The discussion happens ever year around the all-star game, when Tim Duncan inevitably (until this year) makes the team as a power forward. But is Tim Duncan a power forward at all? It struck me last night as I was watching the Spurs dispatch the Clips in game four... that Duncan is, quite simply, not a power forward at all, but a center. Now, I understand a lot of you might be saying, "Did this just dawn on you? How long did it take for the light bulb to go off on this one?" But we've been listening to a lot of arguments lately, about how Andrew Bynum and Dwight Howard are the two best centers in the game, blah blah blah...."

But last night I realized the argument was wrong. As Tim Duncan led the Spurs to an almost four game dismantling of our beloved LA Clippers, the fallacy of the Bynum/Howard argument hit me. Can either one of those guys touch the hem of the great Saint Timmay?

Now apparently Duncan doesn't like to be called a center, so he gets called a power forward, but is he? In the way we traditionally divide the roles basketball players play on the floor is Duncan a forward or a center?

  1. He's always the tallest guy on the floor for the Spurs. Always. He jumps for tipoffs. Always.
  2. He often plays with his back to the basket in traditional center style. His footwork in the paint is impeccable either way, facing the basket or fronting the defender.
  3. Yeah, he drifts out for long jumpers, but that's because his skills are so universal, not because he's weak inside (see Dirk Nowitzki for comparison).
  4. He plays great defense... and it's almost always against the team's best big man, who is often a center. He was often covering DeAndre Jordan playing against the Clips, but also often had Blake Griffin. And Duncan's fearless in the defensive paint. Over his career he averaged 2.2 blocks per game. THE SAME as Dwight Howard.
  5. The beauty of Duncan's game is that he really is gifted enough to play any of the three front court positions. You can't say that about Bynum or Howard.
  6. At thirty-five, he made 24-year-old DeAndre Jordan look slow-footed. And Duncan often shot OVER Jordan.
  7. He's the best passing big man in the game, with higher per-game assist averages this year than Bynum and Duncan (though he played far fewer minutes).
  8. He's a better free throw shooter than Bynum by a percent point or two... but he's better than Howard by twenty points... and though Howard's overall stats are better (this year) than Duncan's, it's perilous to put Howard on the court in the last few minutes of a game because of his sub-50% free throw shooting.

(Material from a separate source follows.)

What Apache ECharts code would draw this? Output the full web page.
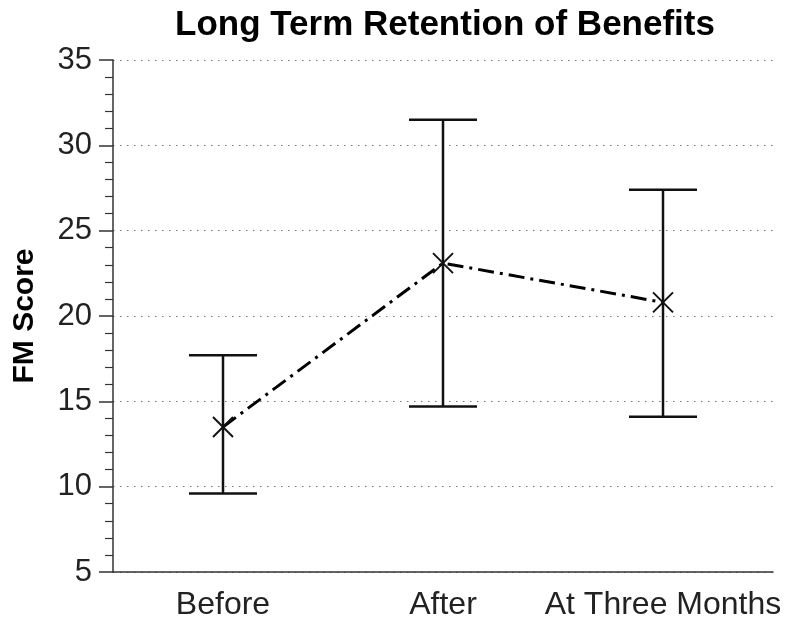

Go here for a Duncan-Bynum-Howard comparison of the 2011-12 numbers via Basketball-Reference.com. Sure, Tim Duncan's 35 years old and while his overall numbers (per 36) are clearly behind Howard's this season, and just a tick behind Bynum's, Duncan's on court contributions, even in limited minutes are undeniable. He's better or equal to either of those guys in three critical areas: blocks, assists, and turnovers... and you can give him the ball at any point in the game without fear.

And then there are the intangibles. Duncan appears to not simply be the best player on the team (though Tony Parker and Manu Ginobili aren't exactly chopped liver), but he is also perhaps the most well-liked and unselfish player. And his leadership, in his soft-spoken style is palpable.

It's undeniable, that if the three players (Duncan, Howard, and Bynum) were the same age, you'd take Duncan before the other two... but even at thirty-five, in a critical game, wouldn't Duncan be your first choice as a starting center? He is still, to me, the best center in the league... even if he calls himself a power forward.